There was more positive news regarding plastic waste, with the announcement that a new super-enzyme has been developed to eat plastic rubbish. It’s not the first time an enzyme has been found to munch through plastic, but the enzyme developed at the University of Portsmouth reportedly devours the stuff six times faster than its nearest rival.
The research team is now trying to work out how the enzymes can be modified to work even faster, which could potentially make them an important weapon in the fight against plastic waste. Prof John McGeehan, director of the Centre for Enzyme Innovation (CEI), said this discovery offers huge potential. This breakthrough builds on the plastic-eating bugs first discovered by Japan in 2016 and promises to enable full recycling. Plastic bottles makes up almost one sixth of the world’s annual plastic production.

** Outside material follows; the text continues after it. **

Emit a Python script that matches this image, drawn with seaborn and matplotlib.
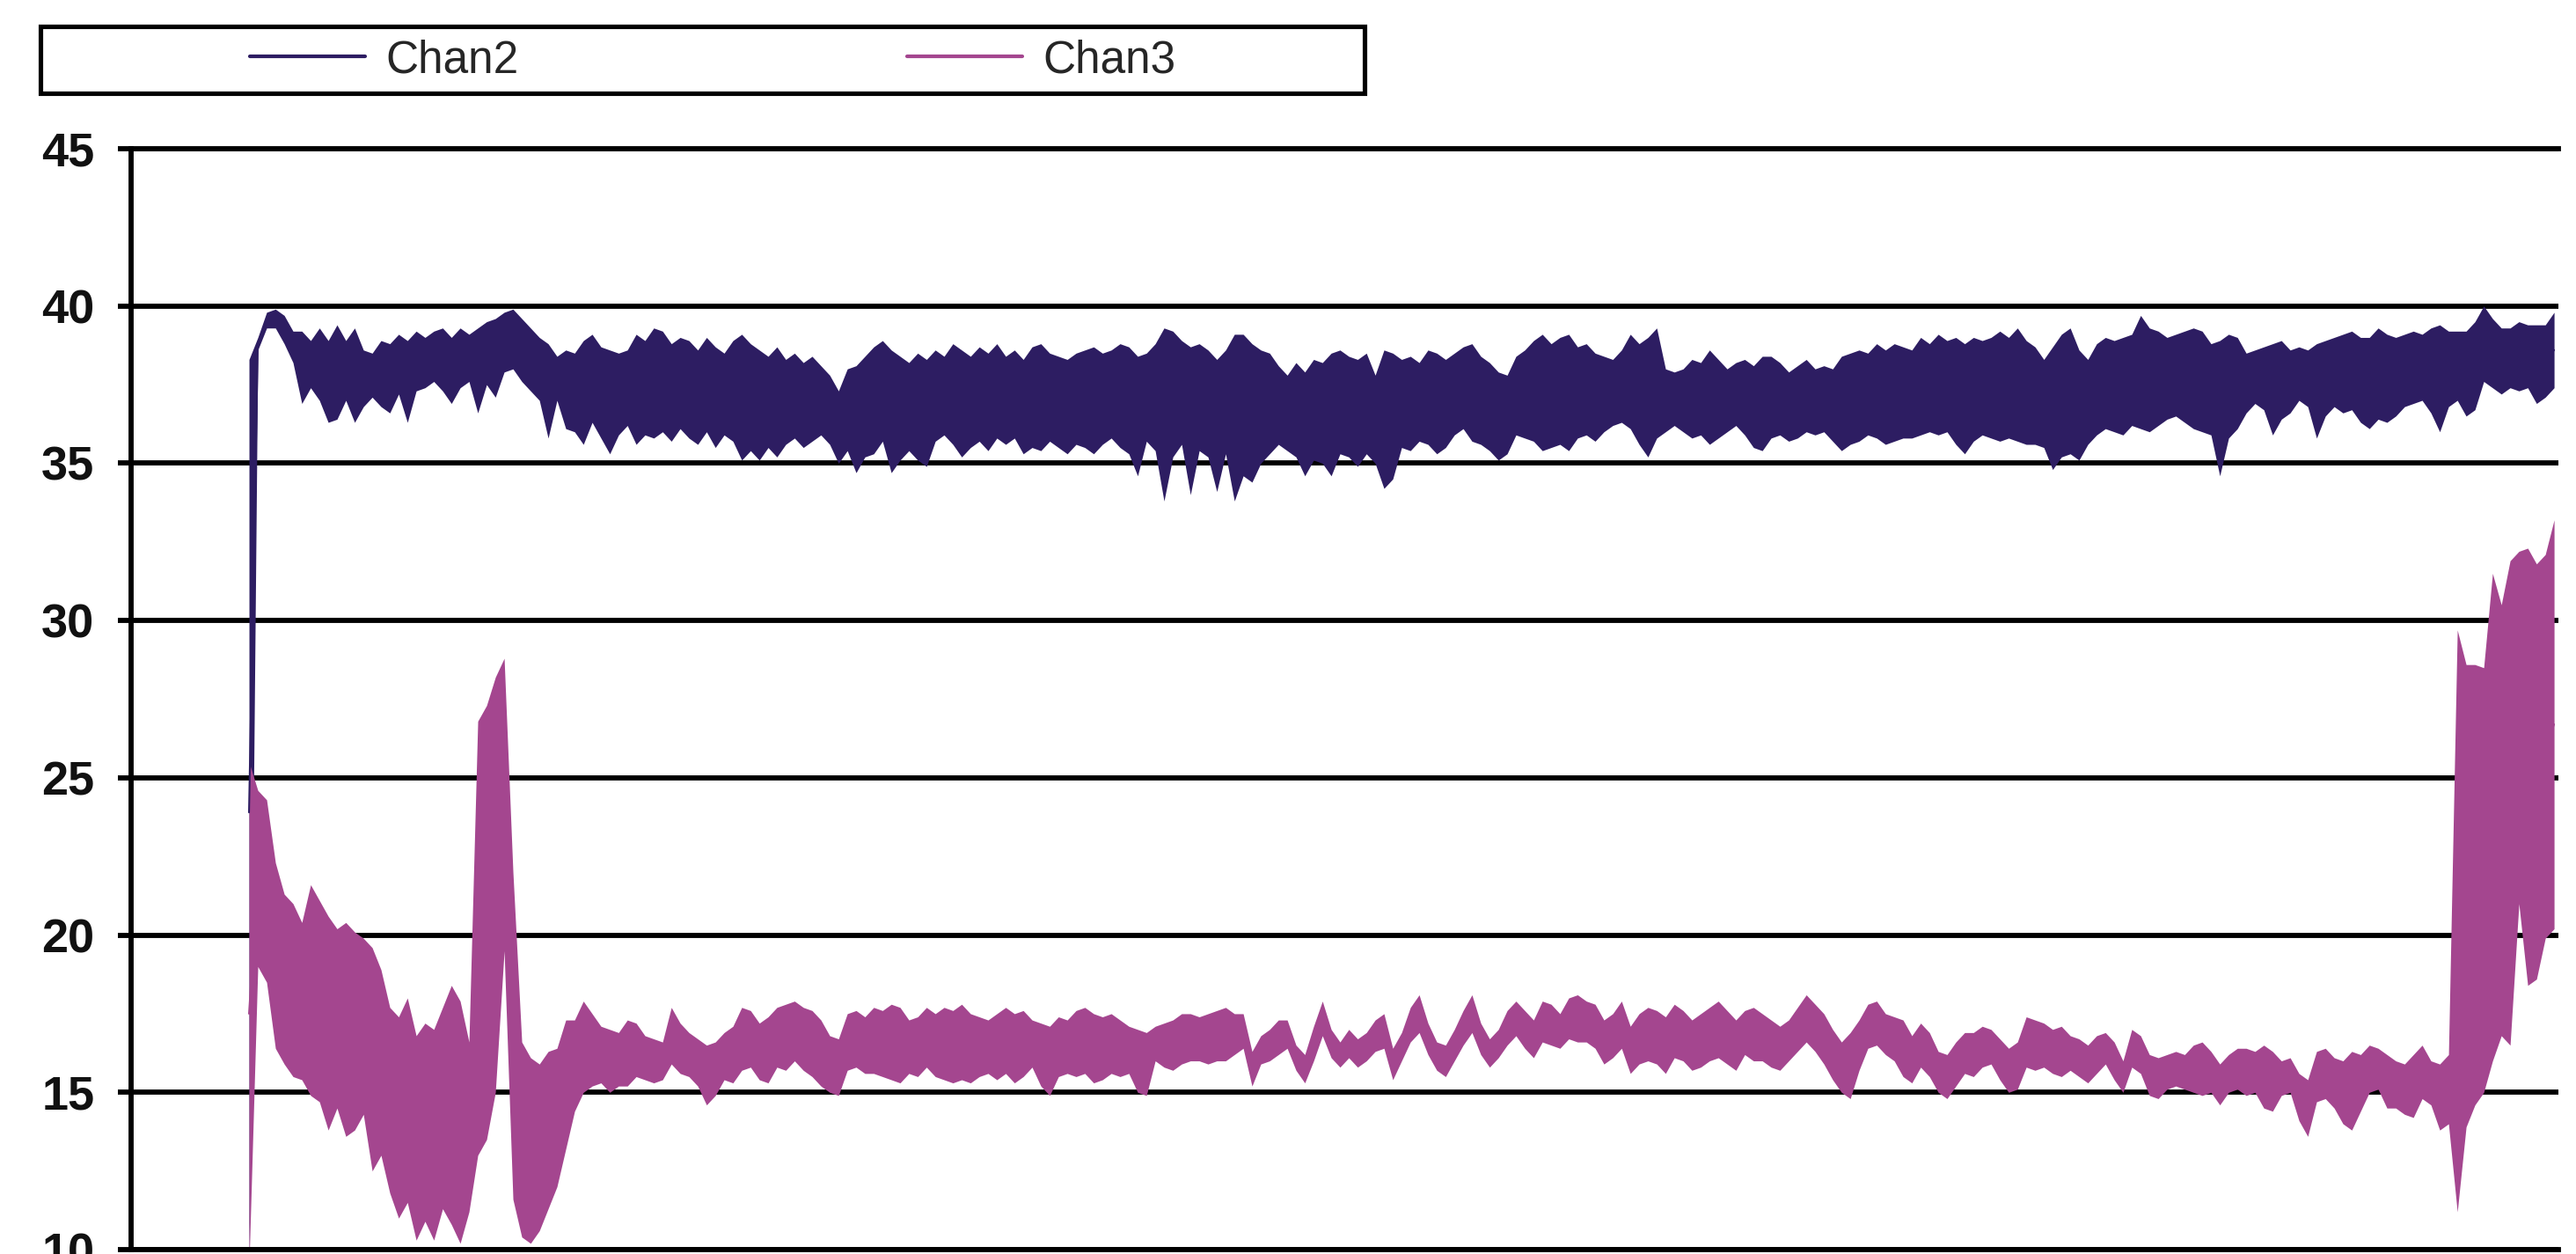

The super-enzyme, derived from bacteria that naturally evolved the ability to eat plastic, enables the full recycling of the bottles. Scientists believe combining it with enzymes that break down cotton could also allow mixed-fabric clothing to be recycled. Today, millions of tonnes of such clothing is either dumped in landfill or incinerated. Plastic pollution has contaminated the whole planet, from the Arctic to the deepest oceans, and people are now known to consume and breathe microplastic particles. It is currently very difficult to break down plastic bottles into their chemical constituents in order to make new ones from old, meaning more new plastic is being created from oil each year.
The super-enzyme was engineered by linking two separate enzymes, both of which were found in the plastic-eating bug discovered at a Japanese waste site in 2016. The researchers revealed an engineered version of the first enzyme in 2018, which started breaking down the plastic in a few days. But the super-enzyme gets to work six times faster. “When we linked the enzymes, rather unexpectedly, we got a dramatic increase in activity,“ said Prof John McGeehan, “This is a trajectory towards trying to make faster enzymes that are more industrially relevant. But it’s also one of those stories about learning from nature, and then bringing it into the lab.”
French company Carbios revealed a different enzyme in April 2020, originally discovered in a compost heap of leaves, that degrades 90% of plastic bottles within 10 hours, but requires heating above 70C. The new super-enzyme works at room temperature, and McGeehan said combining different approaches could speed progress towards commercial use: “If we can make better, faster enzymes by linking them together and provide them to companies like Carbios, and work in partnership, we could start doing this within the next year or two.”
The 2018 work had determined that the structure of one enzyme, called PETase, can attack the hard, crystalline surface of plastic bottles. They found, by accident, that one mutant version worked 20% faster. The new study analysed a second enzyme also found in the Japanese bacteria that doubles the speed of the breakdown of the chemical groups liberated by the first enzyme.
This latest research is published in the journal Proceedings of the National Academy of Sciences. Researchers have also been successful in finding bugs that eat other plastics such as polyurethane, which is widely used but rarely recycled. When polyurethane breaks down it can release toxic chemicals that would kill most bacteria, but the bug identified actually uses the material as food to power the process.